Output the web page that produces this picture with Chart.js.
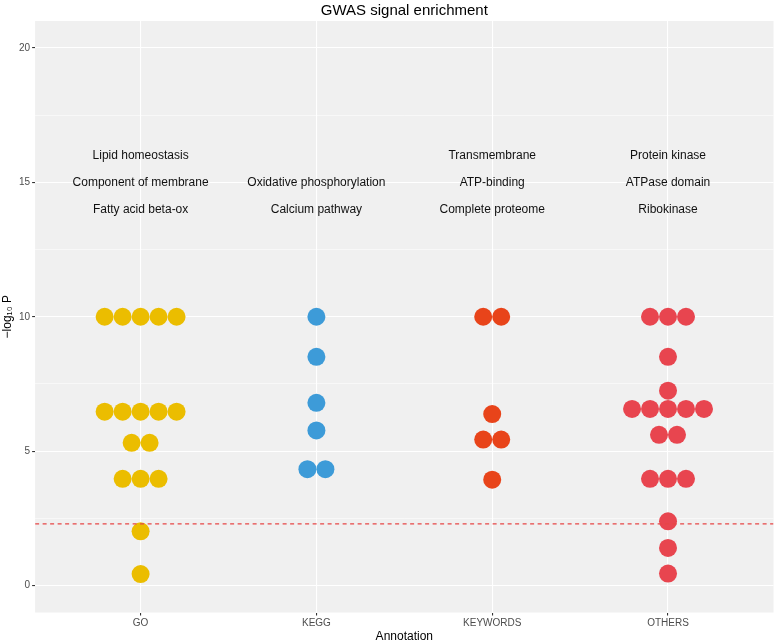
<!DOCTYPE html>
<html>
<head>
<meta charset="utf-8">
<title>GWAS signal enrichment</title>
<script src="https://cdn.jsdelivr.net/npm/chart.js@4.4.1/dist/chart.umd.min.js"></script>
<style>
  html, body { margin: 0; padding: 0; background: #ffffff; }
</style>
</head>
<body>
<canvas id="gwasChart" width="776" height="643"></canvas>
<script>
// Catégories de l'axe x
const categories = ["GO", "KEGG", "KEYWORDS", "OTHERS"];

// Valeurs -log10 P, par groupe
const goValues = [10, 10, 10, 10, 10, 6.47, 6.47, 6.47, 6.47, 6.47, 5.31, 5.31, 3.97, 3.97, 3.97, 2.02, 0.43];
const keggValues = [10, 8.51, 6.8, 5.77, 4.33, 4.33];
const keywordsValues = [10, 10, 6.38, 5.43, 5.43, 3.94];
const othersValues = [10, 10, 10, 8.51, 7.25, 6.57, 6.57, 6.57, 6.57, 6.57, 5.61, 5.61, 3.97, 3.97, 3.97, 2.39, 1.4, 0.45];

// Seuil de significativité
const threshold = 2.3;

// Textes d'annotation et leur niveau sur l'axe y
const labelLevels = [16, 15, 14];
const goLabels = ["Lipid homeostasis", "Component of membrane", "Fatty acid beta-ox"];
const keggLabels = ["", "Oxidative phosphorylation", "Calcium pathway"];
const keywordsLabels = ["Transmembrane", "ATP-binding", "Complete proteome"];
const othersLabels = ["Protein kinase", "ATPase domain", "Ribokinase"];

// Graduations de l'axe y
const yMajorTicks = [0, 5, 10, 15, 20];
const yMinorTicks = [2.5, 7.5, 12.5, 17.5];

const groupValues = [goValues, keggValues, keywordsValues, othersValues];
const groupLabels = [goLabels, keggLabels, keywordsLabels, othersLabels];
const colors = ["#EBBD00", "#3D9BD8", "#E8441A", "#E8454F"];

// écart horizontal entre deux points de même valeur (unités de l'axe x)
const dotStep = 0.1023;

// Disposition en "beeswarm" : les valeurs identiques sont étalées autour du centre
function dodge(values, center) {
  const counts = {};
  values.forEach((v) => (counts[v] = (counts[v] || 0) + 1));
  const seen = {};
  return values.map((v) => {
    seen[v] = seen[v] === undefined ? 0 : seen[v] + 1;
    return { x: center + (seen[v] - (counts[v] - 1) / 2) * dotStep, y: v };
  });
}

const isMajor = (v) => yMajorTicks.includes(v);

// Fond gris du panneau + textes d'annotation
const panelPlugin = {
  id: "panelPlugin",
  beforeDraw(chart) {
    const { ctx, chartArea: a } = chart;
    ctx.save();
    ctx.fillStyle = "#F0F0F0";
    ctx.fillRect(a.left, a.top, a.right - a.left, a.bottom - a.top);
    ctx.restore();
  },
  afterDatasetsDraw(chart) {
    const { ctx } = chart;
    const x = chart.scales.x;
    const y = chart.scales.y;
    ctx.save();
    ctx.font = "12px 'Liberation Sans', Arial, sans-serif";
    ctx.fillStyle = "#111111";
    ctx.textAlign = "center";
    ctx.textBaseline = "middle";
    groupLabels.forEach((labels, c) => {
      labels.forEach((txt, k) => {
        if (txt) ctx.fillText(txt, x.getPixelForValue(c + 1), y.getPixelForValue(labelLevels[k]));
      });
    });
    ctx.restore();
  },
};

Chart.defaults.font.family = "'Liberation Sans', Arial, sans-serif";

new Chart(document.getElementById("gwasChart"), {
  type: "scatter",
  data: {
    datasets: [
      {
        type: "line",
        label: "threshold",
        data: [
          { x: 0.4, y: threshold },
          { x: 4.6, y: threshold },
        ],
        borderColor: "#E64646",
        borderWidth: 1.3,
        borderDash: [4, 3.5],
        pointRadius: 0,
        fill: false,
      },
      ...categories.map((cat, i) => ({
        label: cat,
        data: dodge(groupValues[i], i + 1),
        backgroundColor: colors[i],
        pointRadius: 9,
        pointHoverRadius: 9,
        borderWidth: 0,
      })),
    ],
  },
  options: {
    responsive: false,
    animation: false,
    layout: { padding: { left: 0, right: 2.5, top: 0, bottom: 0 }, autoPadding: false },
    plugins: {
      legend: { display: false },
      tooltip: { enabled: false },
      title: {
        display: true,
        text: "GWAS signal enrichment",
        color: "#000000",
        fullSize: false,
        font: { size: 15, weight: "normal", lineHeight: 1.2 },
        padding: { top: 2, bottom: 1 },
      },
    },
    scales: {
      x: {
        type: "linear",
        min: 0.4,
        max: 4.6,
        afterBuildTicks: (scale) => {
          scale.ticks = categories.map((c, i) => ({ value: i + 1 }));
        },
        ticks: {
          callback: (v) => categories[Math.round(v) - 1],
          color: "#4D4D4D",
          font: { size: 10 },
          padding: 1.5,
          maxRotation: 0,
          autoSkip: false,
        },
        grid: { color: "#FFFFFF", lineWidth: 1.1, tickLength: 3, tickColor: "#333333" },
        border: { display: false },
        title: {
          display: true,
          text: "Annotation",
          color: "#000000",
          font: { size: 12, lineHeight: 1 },
          padding: { top: 0.5, bottom: 0 },
        },
      },
      y: {
        type: "linear",
        min: -1,
        max: 21,
        afterBuildTicks: (scale) => {
          scale.ticks = yMajorTicks.concat(yMinorTicks).sort((a, b) => a - b).map((v) => ({ value: v }));
        },
        ticks: {
          callback: (v) => (isMajor(v) ? v : ""),
          color: "#4D4D4D",
          font: { size: 10 },
          padding: 2,
          autoSkip: false,
        },
        grid: {
          color: "#FFFFFF",
          lineWidth: (ctx) => (ctx.tick && isMajor(ctx.tick.value) ? 1.1 : 0.55),
          tickLength: 3,
          tickColor: (ctx) => (ctx.tick && isMajor(ctx.tick.value) ? "#333333" : "rgba(0,0,0,0)"),
        },
        border: { display: false },
        title: {
          display: true,
          text: "−log₁₀ P",
          color: "#000000",
          font: { size: 12, lineHeight: 1 },
          padding: { top: 1.5, bottom: 3.5 },
        },
      },
    },
  },
  plugins: [panelPlugin],
});
</script>
</body>
</html>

#### [Task brief]
Without any pictures, reproduce the lines from the first one in the material through the line that has "const yMinorTicks = [2.5, 7.5, 12.5, 17.5];", exactly as they appear.

#### [Output]
Output the web page that produces this picture with Chart.js.
<!DOCTYPE html>
<html>
<head>
<meta charset="utf-8">
<title>GWAS signal enrichment</title>
<script src="https://cdn.jsdelivr.net/npm/chart.js@4.4.1/dist/chart.umd.min.js"></script>
<style>
  html, body { margin: 0; padding: 0; background: #ffffff; }
</style>
</head>
<body>
<canvas id="gwasChart" width="776" height="643"></canvas>
<script>
// Catégories de l'axe x
const categories = ["GO", "KEGG", "KEYWORDS", "OTHERS"];

// Valeurs -log10 P, par groupe
const goValues = [10, 10, 10, 10, 10, 6.47, 6.47, 6.47, 6.47, 6.47, 5.31, 5.31, 3.97, 3.97, 3.97, 2.02, 0.43];
const keggValues = [10, 8.51, 6.8, 5.77, 4.33, 4.33];
const keywordsValues = [10, 10, 6.38, 5.43, 5.43, 3.94];
const othersValues = [10, 10, 10, 8.51, 7.25, 6.57, 6.57, 6.57, 6.57, 6.57, 5.61, 5.61, 3.97, 3.97, 3.97, 2.39, 1.4, 0.45];

// Seuil de significativité
const threshold = 2.3;

// Textes d'annotation et leur niveau sur l'axe y
const labelLevels = [16, 15, 14];
const goLabels = ["Lipid homeostasis", "Component of membrane", "Fatty acid beta-ox"];
const keggLabels = ["", "Oxidative phosphorylation", "Calcium pathway"];
const keywordsLabels = ["Transmembrane", "ATP-binding", "Complete proteome"];
const othersLabels = ["Protein kinase", "ATPase domain", "Ribokinase"];

// Graduations de l'axe y
const yMajorTicks = [0, 5, 10, 15, 20];
const yMinorTicks = [2.5, 7.5, 12.5, 17.5];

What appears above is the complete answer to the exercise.